The technology is a neurostimulation system dubbed “Neurobridge,” which essentially bypasses the damaged spinal cord and reconnects the brain directly to the muscles.

The article states:

Neurobridge is the only system claimed so far to bypass the spinal cord and provide direct stimulation of a human patient’s muscles using their own thoughts. The first patient to use the Neurobridge neural bypass device is Ian Burkhart, a 23-year-old from Dublin, Ohio, who was paralyzed four years ago in a diving accident. Burkhart saw the chance to participate in the FDA-approved clinical trial at Ohio State’s Wexner Medical Center as a possible way to help other people suffering spinal cord injuries.


Burkhart had the Neurobridge device – a micro-chip sensor smaller than a pea – implanted onto the motor cortex area of his brain in a three-hour operation earlier this year. “The surgery required the precise implantation of the micro-chip sensor in the area of Ian’s brain that controls his arm and hand movements,” Wexner Center clinician Dr. Ali Rezai said.

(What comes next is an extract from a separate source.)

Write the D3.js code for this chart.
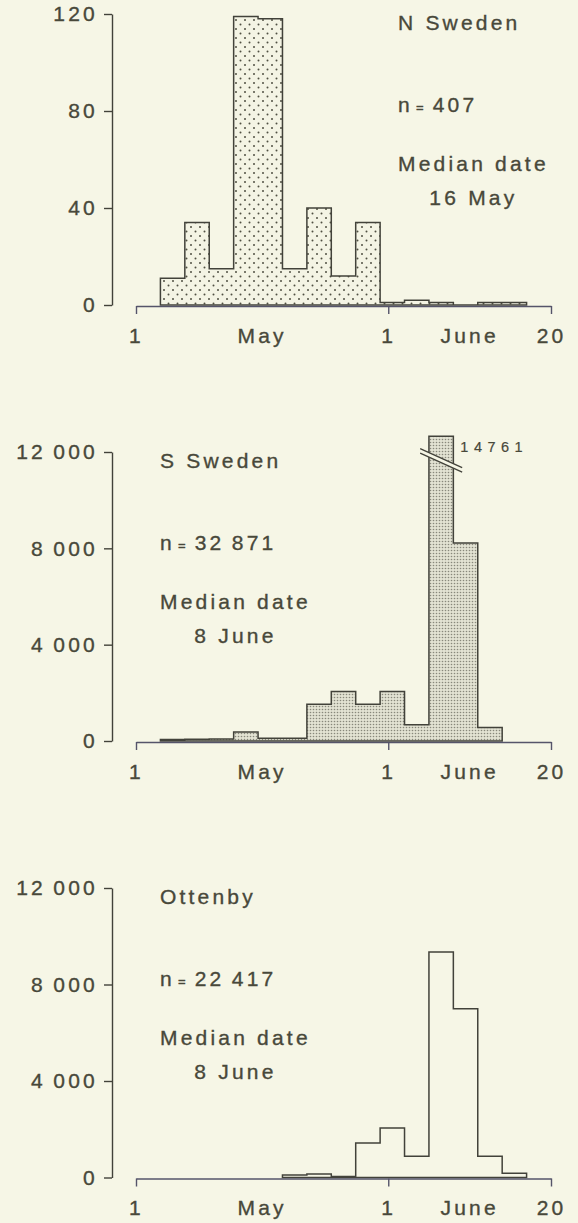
<!DOCTYPE html>
<html>
<head>
<meta charset="utf-8">
<script src="https://cdn.jsdelivr.net/npm/d3@7"></script>
<style>
  body { margin: 0; background: #f6f6e6; }
  svg { display: block; }
  text { font-family: "Liberation Sans", Arial, sans-serif; fill: #48483a; }
</style>
</head>
<body>
<div id="chart"></div>
<script>
// 3-day periods, day 0 = 1 May
const periodStart = [0, 3, 6, 9, 12, 15, 18, 21, 24, 27, 30, 33, 36, 39, 42, 45, 48];
const periodLength = 3;

const nSweden = [0, 11, 34, 15, 119, 118, 15, 40, 12, 34, 1, 2, 1, 0, 1, 1, 0];
const sSweden = [0, 60, 70, 80, 370, 110, 110, 1530, 2060, 1530, 2060, 670, 14761, 8220, 560, 0, 0];
const ottenby = [0, 0, 0, 0, 0, 0, 100, 150, 40, 1430, 2050, 880, 9350, 7000, 880, 180, 0];

const regionNames = ["N Sweden", "S Sweden", "Ottenby"];
const sampleSizes = [407, 32871, 22417];
const medianDates = ["16 May", "8 June", "8 June"];

const dayTicks = [0, 31, 51];
const dayTickLabels = ["1", "1", "20"];
const monthLabels = ["May", "June"];

const smallTicks = [0, 40, 80, 120];
const bigTicks = [0, 4000, 8000, 12000];

const W = 578, H = 1223;
const bg = "#f6f6e6", ink = "#42423a", axisInk = "#55546a", textInk = "#48483a";
const fontFamily = '"Liberation Sans", Arial, sans-serif';

const fmt = d3.formatLocale({decimal: ".", thousands: "\u2009", grouping: [3]}).format(",");

const svg = d3.select("#chart").append("svg").attr("width", W).attr("height", H);
svg.append("rect").attr("width", W).attr("height", H).attr("fill", bg);

const defs = svg.append("defs");
const dots = defs.append("pattern").attr("id", "dots").attr("patternUnits", "userSpaceOnUse")
  .attr("width", 9).attr("height", 9);
dots.append("rect").attr("width", 9).attr("height", 9).attr("fill", "#f4f4e4");
dots.append("circle").attr("cx", 2).attr("cy", 2).attr("r", 1).attr("fill", "#505042");
dots.append("circle").attr("cx", 6.5).attr("cy", 6.5).attr("r", 1).attr("fill", "#505042");

const stip = defs.append("pattern").attr("id", "stip").attr("patternUnits", "userSpaceOnUse")
  .attr("width", 3).attr("height", 3);
stip.append("rect").attr("width", 3).attr("height", 3).attr("fill", "#e2e2d2");
stip.append("circle").attr("cx", 1.5).attr("cy", 1.5).attr("r", 0.8).attr("fill", "#88887b");

const panels = [
  {values: nSweden, yMax: 120, ticks: smallTicks, top: 14, bottom: 305, fill: "url(#dots)", textX: 398},
  {values: sSweden, yMax: 12000, ticks: bigTicks, top: 452, bottom: 741, fill: "url(#stip)", textX: 160, cap: 12650},
  {values: ottenby, yMax: 12000, ticks: bigTicks, top: 888, bottom: 1177.5, fill: "none", textX: 160}
];

const x = d3.scaleLinear().domain([0, 51]).range([136, 551]);

function styleText(sel, size) {
  sel.attr("font-size", size).attr("letter-spacing", 3.2).attr("fill", textInk)
    .attr("stroke", textInk).attr("stroke-width", 0.35)
    .attr("font-family", fontFamily);
}

panels.forEach((p, k) => {
  const g = svg.append("g");
  const y = d3.scaleLinear().domain([0, p.yMax]).range([p.bottom, p.top]);
  const cap = p.cap || Infinity;

  // histogram outline from the first to the last non-empty period
  const nz = p.values.map((v, i) => v > 0 ? i : -1).filter(i => i >= 0);
  const first = nz[0], last = nz[nz.length - 1];
  const pts = [];
  for (let i = first; i <= last; i++) pts.push([periodStart[i], Math.min(p.values[i], cap)]);
  pts.push([periodStart[last] + periodLength, 0]);

  const area = d3.area().curve(d3.curveStepAfter)
    .x(d => x(d[0])).y0(y(0)).y1(d => y(d[1]));
  const line = d3.line().curve(d3.curveStepAfter)
    .x(d => x(d[0])).y(d => y(d[1]));

  g.append("path").attr("d", area(pts)).attr("fill", p.fill);
  g.append("path").attr("d", line([[periodStart[first], 0]].concat(pts)) + "Z")
    .attr("fill", "none").attr("stroke", ink).attr("stroke-width", 1.5)
    .attr("stroke-linejoin", "miter");

  // axis break for the period that goes off scale
  p.values.forEach((v, i) => {
    if (v <= cap) return;
    const s = periodStart[i];
    const cx = x(s + periodLength / 2), cy = y(11650);
    const dx = 21, dy = 9.5, gap = 4.5;
    g.append("path")
      .attr("d", `M${cx - dx},${cy - dy - gap / 2}L${cx + dx},${cy + dy - gap / 2}L${cx + dx},${cy + dy + gap / 2}L${cx - dx},${cy - dy + gap / 2}Z`)
      .attr("fill", bg);
    [-gap / 2, gap / 2].forEach(o => {
      g.append("line")
        .attr("x1", cx - dx).attr("y1", cy - dy + o)
        .attr("x2", cx + dx).attr("y2", cy + dy + o)
        .attr("stroke", ink).attr("stroke-width", 1.3);
    });
    const lab = g.append("text")
      .attr("x", x(s + periodLength) + 7)
      .attr("y", y(cap) + 16)
      .text(d3.format("d")(v));
    styleText(lab, 14.5);
    lab.attr("letter-spacing", 5.5).attr("stroke-width", 0.2);
  });

  // y axis
  const ya = g.append("g").attr("transform", "translate(112,0)")
    .call(d3.axisLeft(y).tickValues(p.ticks).tickSize(8).tickSizeOuter(0).tickPadding(6)
      .tickFormat(d => fmt(d)));
  ya.selectAll("path, line").attr("stroke", ink).attr("stroke-width", 1.4);
  styleText(ya.selectAll("text"), 21);

  // x axis
  const xa = g.append("g").attr("transform", `translate(0,${p.bottom + 1})`)
    .call(d3.axisBottom(x).tickValues(dayTicks).tickSize(8).tickSizeOuter(0).tickPadding(14)
      .tickFormat((d, i) => dayTickLabels[i]));
  xa.selectAll("path, line").attr("stroke", axisInk).attr("stroke-width", 1.4);
  styleText(xa.selectAll("text"), 21);
  const months = xa.selectAll("text.month").data(monthLabels).enter().append("text")
    .attr("class", "month")
    .attr("x", (d, i) => x((dayTicks[i] + dayTicks[i + 1]) / 2))
    .attr("y", 22).attr("dy", "0.71em")
    .attr("text-anchor", "middle")
    .text(d => d);
  styleText(months, 21);

  // panel text
  const t = g.append("g");
  styleText(t, 21);
  t.append("text").attr("x", p.textX).attr("y", p.top + 16).text(regionNames[k]);
  const nt = t.append("text").attr("x", p.textX).attr("y", p.top + 98);
  nt.append("tspan").text("n");
  nt.append("tspan").attr("font-size", 13).attr("dx", 3).text("=");
  nt.append("tspan").attr("dx", 6).text(fmt(sampleSizes[k]));
  const md = t.append("text").attr("x", p.textX).attr("y", p.top + 157).text("Median date");
  const w = md.node().getComputedTextLength();
  t.append("text").attr("x", p.textX + w / 2).attr("y", p.top + 191)
    .attr("text-anchor", "middle").text(medianDates[k]);
});
</script>
</body>
</html>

Following the operation, the researchers worked on a way to arrange the correct sequence of electrodes to stimulate to permit Burkhart to move his fingers and hand in a functional manner. Unlike other devices that merely stimulate gross-motor areas to provide muscle tension, the Neurobridge device specifically targets individual muscles matched to individual neural impulses.